Last year, a group of models have been racked over the coals and had to issue an apology for, while dressing up on backstage during some event, singing along a popular song that included the world “nigger”, so it’s not because it’s in a rap song that you’re supposed to say it. You’re apparently supposed to stop singing when you should have said this word.
This attitude of thinking that a word is so bad that pronouncing it, even in a context where it should be, for instance academic, is unacceptable, and replacing it by an euphemism (“the N word” ) in these contexts, required, is plainly a Victorian attitude. The fact that many people even think that similarly sounding word should be avoided (the niggardly instance : many people think it shouldn’t be used due to the risk of confusion even though they know perfectly that it’s not a racial slur.

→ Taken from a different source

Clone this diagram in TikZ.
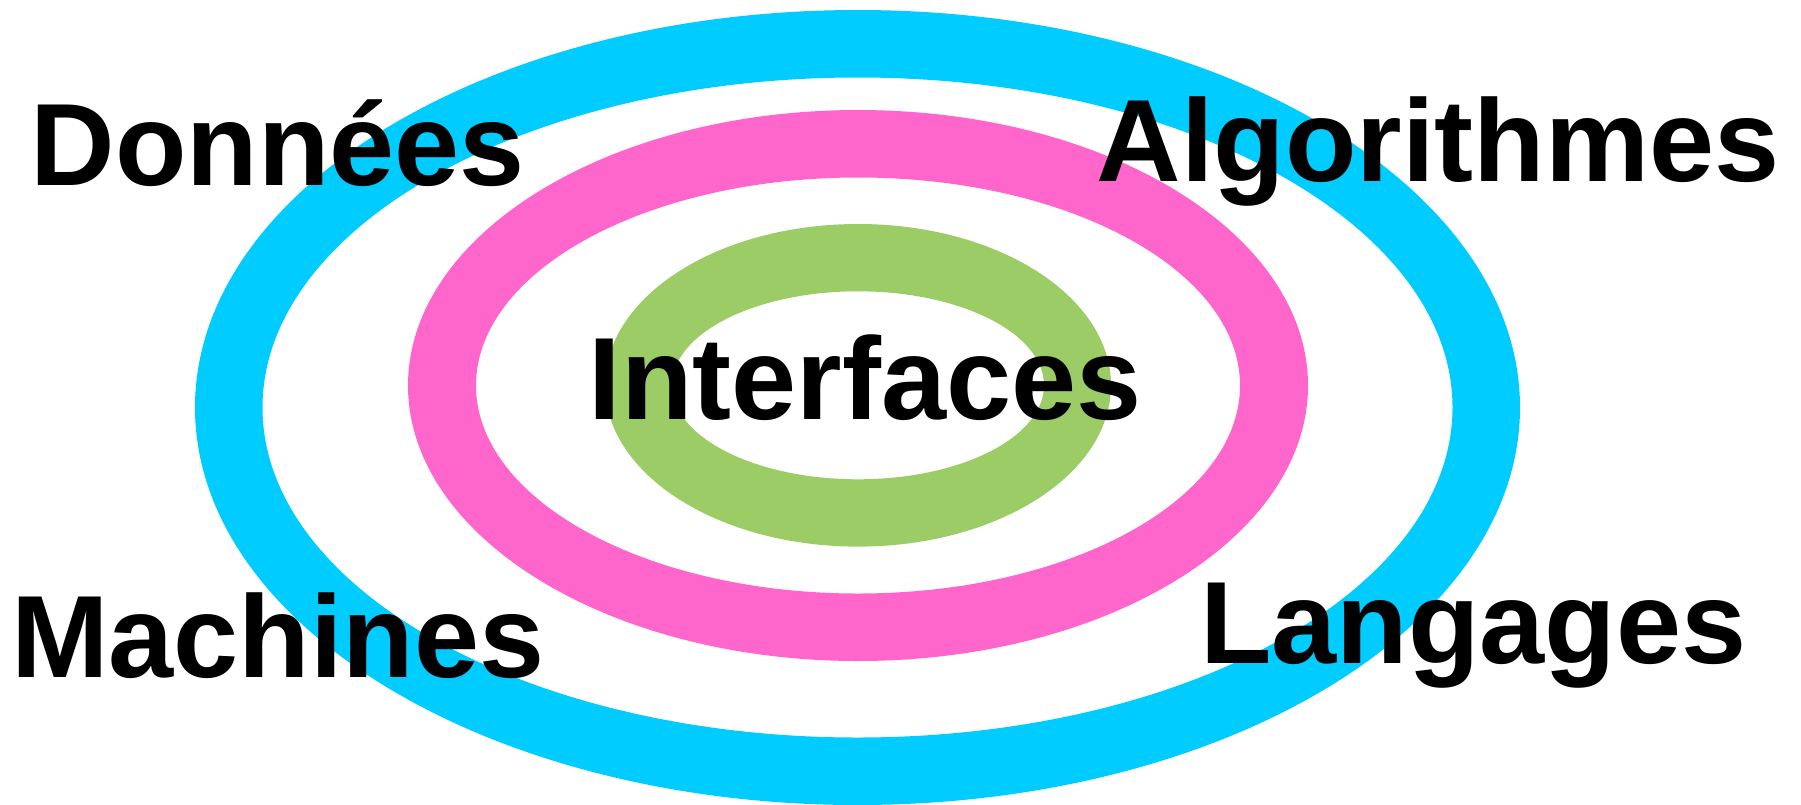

It just sounds a bit like one so…I don’t know…a sensitive soul might misheard it, faint, and you will have to bring the salts?) only underline this prudishness extraordinaire.

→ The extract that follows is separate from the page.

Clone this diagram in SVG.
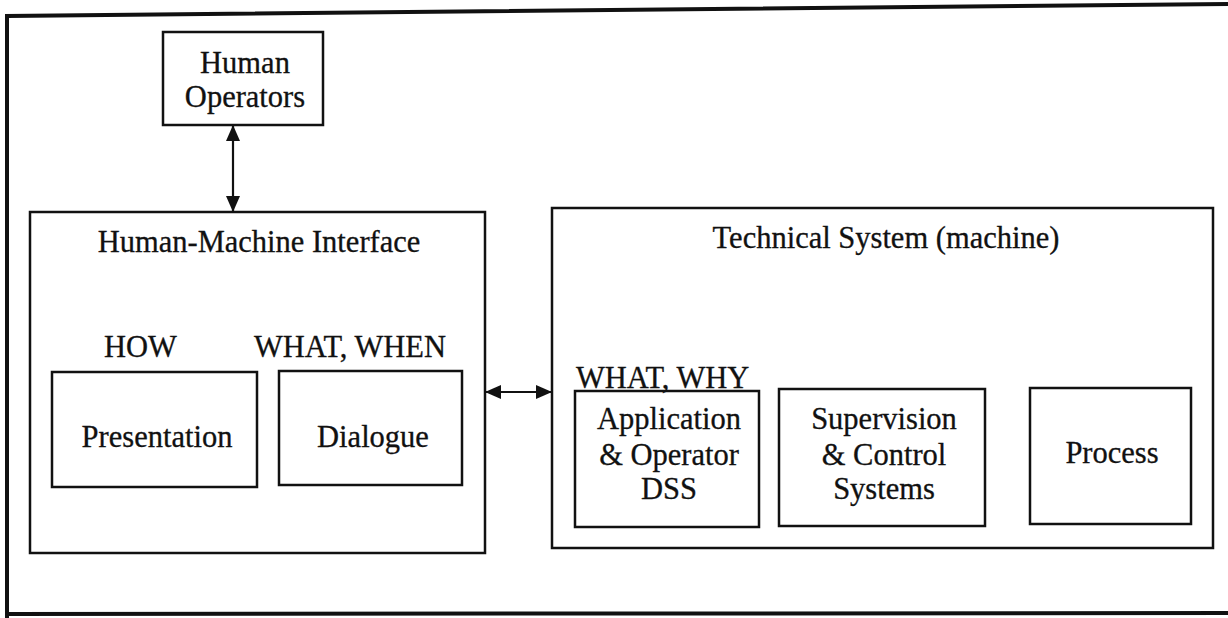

American are notorious for this kind of prudishness when it comes to “bad words”, whose utterance is likely to traumatize children for life and make a kitten die and for thinking that somehow if your hear “beeep” or “N word” instead, even though you know perfectly well what word was meant, it changes absolutely everything and it’s not hurtful or offensive at all anymore, but still.
If “nigger”, in an appropriate context, is so hurtful, offensive and damaging that it should be avoided, the “N-word” is equally hurtful, offensive and damaging and should be avoided too. Whether one is used or the other, the context is the same, the intent is the same, the meaning is the same, both the speaker and the listener know what word is being used. The only difference is the sound you hear. And there’s no possibility that a sound can be damaging in itself. So, the fact that one cannot be used but the other can be used freely even though they are exactly equivalent and carry exactly the same meaning and information demonstrates that the use of the word in context isn’t intrinsically as horribly offensive as stated. If it were, “N word” would be too. It shows that, rather, it’s an arbitrary taboo, like, for some people, pronouncing or writing the word “God” which is similarly replaced by “G*d”.